ZIMBABWE Lawyers for Human Rights (ZLHR) on Monday 14 November 2016 filed an application in the High Court seeking an order to set aside a law promulgated by President Robert Mugabe proclaiming the introduction of bond notes.
On October 31 2016, President Mugabe, through an extraordinary government gazette, side-stepped Parliament and issued a decree clearing the way for the introduction of bond notes after he enacted the Presidential Powers (Temporal Measures) Amendment of the Reserve Bank of Zimbabwe Act and Issue of Bond Notes Regulations 2016, which were contained in Statutory Instrument 133 of 2016.

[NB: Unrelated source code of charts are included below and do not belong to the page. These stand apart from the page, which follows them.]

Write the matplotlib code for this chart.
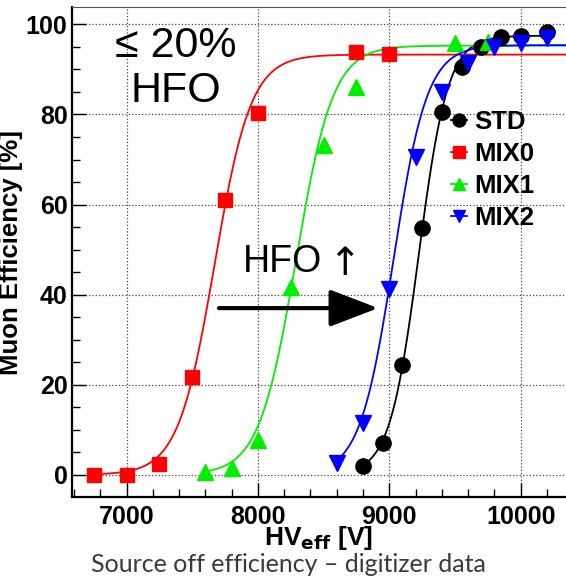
import numpy as np
import matplotlib.pyplot as plt
from matplotlib.ticker import MultipleLocator

plt.rcParams['font.family'] = ['Liberation Sans', 'DejaVu Sans']

# efficiency points (HV_eff in V, efficiency in %)
hv_std = [8800, 8950, 9100, 9250, 9400, 9550, 9700, 9850, 10000, 10200]
eff_std = [1.9, 7.1, 24.3, 54.7, 80.5, 90.6, 95.1, 97.3, 97.4, 98.4]

hv_mix0 = [6750, 7000, 7250, 7500, 7750, 8000, 8750, 9000]
eff_mix0 = [0.0, 0.0, 2.3, 21.6, 61.0, 80.3, 93.8, 93.4]

hv_mix1 = [7600, 7800, 8000, 8250, 8500, 8750, 9500, 9750]
eff_mix1 = [0.5, 1.4, 7.7, 41.6, 73.2, 86.2, 95.8, 96.0]

hv_mix2 = [8600, 8800, 9000, 9200, 9400, 9600, 9800, 10000, 10200]
eff_mix2 = [2.5, 11.4, 41.2, 70.6, 85.1, 91.4, 95.1, 95.8, 96.9]

# sigmoid fit params: Emax [%], lambda [1/V], HV50 [V]
fit_std = [97.5, 0.0090, 9224]
fit_mix0 = [93.3, 0.0072, 7670]
fit_mix1 = [95.3, 0.0071, 8290]
fit_mix2 = [95.4, 0.0078, 9032]

labels = ['STD', 'MIX0', 'MIX1', 'MIX2']

XMIN, XMAX = 6583, 10345


def sigmoid(hv, emax, lam, hv50):
    return emax / (1 + np.exp(-lam * (hv - hv50)))


fig = plt.figure(figsize=(5.66, 5.77), dpi=100)
ax = fig.add_axes([0.1267, 0.139, 0.8733, 0.8483])

series = [
    (hv_std, eff_std, fit_std, 'black', 'o', 11, hv_std[-1]),
    (hv_mix0, eff_mix0, fit_mix0, '#ff0000', 's', 10, XMAX),
    (hv_mix1, eff_mix1, fit_mix1, '#00ee00', '^', 11, XMAX),
    (hv_mix2, eff_mix2, fit_mix2, '#0000ff', 'v', 11, XMAX),
]

handles = []
for (hv, eff, fit, col, mk, ms, hv_end), lab in zip(series, labels):
    xs = np.linspace(hv[0], hv_end, 400)
    ax.plot(xs, sigmoid(xs, *fit), color=col, lw=1.3, zorder=2)
    ax.plot(hv, eff, ls='none', marker=mk, ms=ms, color=col, mec=col, zorder=3)
    h, = ax.plot([], [], color=col, lw=1.3, marker=mk, ms=ms * 0.85, mec=col)
    handles.append(h)

ax.set_xlim(XMIN, XMAX)
ax.set_ylim(-4.9, 103.8)
ax.xaxis.set_major_locator(MultipleLocator(1000))
ax.xaxis.set_minor_locator(MultipleLocator(200))
ax.yaxis.set_major_locator(MultipleLocator(20))
ax.yaxis.set_minor_locator(MultipleLocator(5))
ax.tick_params(which='both', direction='in', top=False, right=False)
ax.tick_params(which='major', length=10, width=1)
ax.tick_params(which='minor', length=6, width=1)
ax.tick_params(axis='x', which='major', labelsize=18, pad=6)
ax.tick_params(axis='y', which='major', labelsize=18, pad=3)
for t in ax.get_xticklabels() + ax.get_yticklabels():
    t.set_fontweight('bold')
ax.grid(True, which='major', ls=':', color='#444444', lw=0.9)
ax.spines['right'].set_visible(False)
for s in ['left', 'bottom']:
    ax.spines[s].set_linewidth(1.6)
ax.spines['top'].set_color('#555555')

ax.set_xlabel('HV$_{\\mathbf{eff}}$ [V]', fontsize=19, fontweight='bold', labelpad=-4)
ax.set_ylabel('Muon Efficiency [%]', fontsize=18.5, fontweight='bold', labelpad=2)

ax.text(7377, 92.8, '\u2264 20%', fontsize=31, ha='center', va='baseline')
ax.text(7377, 82.8, 'HFO', fontsize=31, ha='center', va='baseline')
ax.text(7887, 45.1, 'HFO', fontsize=27, ha='left', va='baseline')
ax.text(8655, 44.4, '\u2191', fontsize=28, family='DejaVu Sans',
        ha='center', va='baseline')
ax.annotate('', xy=(8915, 37.0), xytext=(7704, 37.0),
            arrowprops=dict(arrowstyle='-|>,head_length=3.0,head_width=1.15',
                            color='black', lw=3, shrinkA=0, shrinkB=0))

ax.legend(handles, labels, loc='upper left', bbox_to_anchor=(0.7735, 0.832),
          bbox_transform=fig.transFigure, frameon=False, borderpad=0,
          handlelength=0.65, handletextpad=0.25, labelspacing=0.32,
          prop={'weight': 'bold', 'size': 18.5})

fig.text(0.51, 0.021, 'Source off efficiency \u2013 digitizer data',
         family=['Lato', 'DejaVu Sans'], fontweight='normal', fontsize=18,
         color='#3a3a3a', ha='center', va='center')

fig.savefig('out.png', dpi=100)
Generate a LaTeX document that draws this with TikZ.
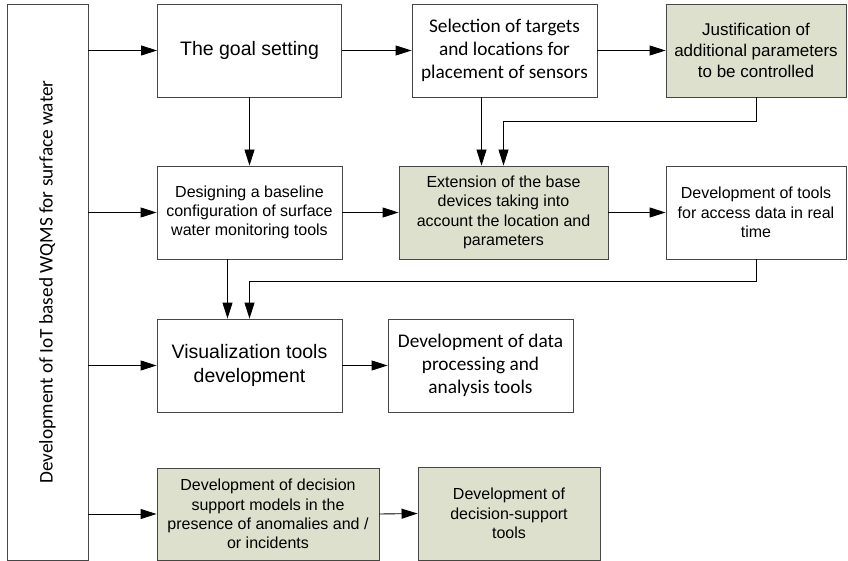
\documentclass[tikz,border=0pt]{standalone}
\usepackage{fontspec}
\setmainfont{Liberation Sans}
\newfontfamily\calfont{Carlito}
\usetikzlibrary{arrows.meta}
\definecolor{sage}{RGB}{221,224,204}
\definecolor{edgegray}{RGB}{70,70,70}

\begin{document}
\begin{tikzpicture}[x=1pt,y=-1pt,
  box/.style={draw=edgegray,line width=0.9pt,fill=white,align=center,inner sep=0pt,
    minimum height=93,font=\fontsize{16}{19.3}\selectfont},
  tint/.style={box,fill=sage},
  big/.style={font=\fontsize{19.5}{23.2}\selectfont},
  cal/.style={font=\calfont\fontsize{19.3}{23}\selectfont},
  arr/.style={-{Triangle[length=16pt,width=10pt]},line width=0.9pt}]
  \useasboundingbox (0,0) rectangle (848,561);
  % left column
  \node[box,cal,rotate=90,minimum width=556,minimum height=81] (dev) at (47.5,282)
    {Development of IoT based WQMS for surface water};
  % first row
  \node[box,big,minimum width=184] (goal) at (249.5,50.5) {The goal setting};
  \node[box,cal,minimum width=185] (sel) at (504.5,50.5)
    {Selection of targets\\and locations for\\placement of sensors};
  \node[tint,font=\fontsize{17}{21}\selectfont,minimum width=180] (just) at (756,50.5)
    {Justification of\\additional parameters\\to be controlled};
  % second row
  \node[box,minimum width=185] (design) at (249.5,212.5)
    {Designing a baseline\\configuration of surface\\water monitoring tools};
  \node[tint,minimum width=209] (ext) at (503.5,212.5)
    {Extension of the base\\devices taking into\\account the location and\\parameters};
  \node[box,minimum width=180] (access) at (756,212.5)
    {Development of tools\\for access data in real\\time};
  % third row
  \node[box,big,minimum width=185] (vis) at (249.5,365.5)
    {Visualization tools\\development};
  \node[box,cal,minimum width=185] (data) at (480.5,365.5)
    {Development of data\\processing and\\analysis tools};
  % fourth row
  \node[tint,minimum width=222,minimum height=92] (dm) at (268,514)
    {Development of decision\\support models in the\\presence of anomalies and /\\or incidents};
  \node[tint,minimum width=182] (dst) at (509,513.5)
    {Development of\\decision-support\\tools};
  % connectors
  \foreach \target in {goal,design,vis,dm}{
    \draw[arr] (dev.south |- \target) -- (\target.west);
  }
  \draw[arr] (goal.east) -- (sel.west);
  \draw[arr] (sel.east) -- (just.west);
  \draw[arr] (goal.south) -- (design.north);
  \draw[arr] (design.east) -- (ext.west);
  \draw[arr] (ext.east) -- (access.west);
  \draw[arr] (vis.east) -- (data.west);
  \draw[arr] (dm.east) -- (dst.west);
  \draw[arr] ([xshift=-23pt]sel.south) -- ([xshift=-23pt]sel.south |- ext.north);
  \draw[arr] (just.south) |- ([yshift=44pt]ext.north) -- (ext.north);
  \draw[arr] ([xshift=-22pt]design.south) -- ([xshift=-22pt]design.south |- vis.north);
  \draw[arr] (access.south) |- ([yshift=37pt]vis.north) -- (vis.north);
\end{tikzpicture}
\end{document}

In issuing the decree, President Mugabe invoked his so-called presidential powers to amend the Reserve Bank of Zimbabwe Act and attempted to legalise the imminent introduction of bond notes in Zimbabwe as the country’s currency to be utilised alongside a basket of other foreign currencies that are already in use in the southern African country.
President Mugabe indicated that Finance and Economic Development Minister Hon. Patrick Chinamasa could issue a fresh currency called bond notes and bond coins, which will be legal tender in Zimbabwe and set the exchange rate of the bond notes against the US dollar and directing that each unit of a bond note is exchangeable for one US dollar.
But ZLHR on Monday filed an application in the High Court requesting that President Mugabe’s decree be set aside as it is unconstitutional as the Presidential Powers (Temporal Measures Act) (Chapter 10:20) gives sweeping powers to the nonagenarian leader of making laws virtually on every subject.
In a founding affidavit filed as part of the application by ZLHR Acting Executive Director, Roselyn Hanzi, the human rights organisation wants the High Court to declare the proposed introduction of bond notes as unconstitutional and therefore null and void.
The human rights organisation also wants the High Court to declare the Presidential (Temporary Measures) Act as ultra vires the Constitution and to be set aside.
ZLHR lawyers Tendai Biti and Dzimbabwe Chimbga, who cited President Mugabe, Hon. Chinamasa and Reserve Bank of Zimbabwe Governor Dr John Mangudya argued that President Mugabe acted illegally by not allowing Parliament to scrutinise such a deed and not allowing legislators to consult members of the public.
Biti and Chimbga argued that presidential powers could only be used in emergencies and the bond notes law that he was tinkering with was not an emergency since the government through Dr Mangudya first announced the introduction of the surrogate currency in May.
ZLHR lawyers are now awaiting a determination by judicial officials on when the application will be set down for hearing.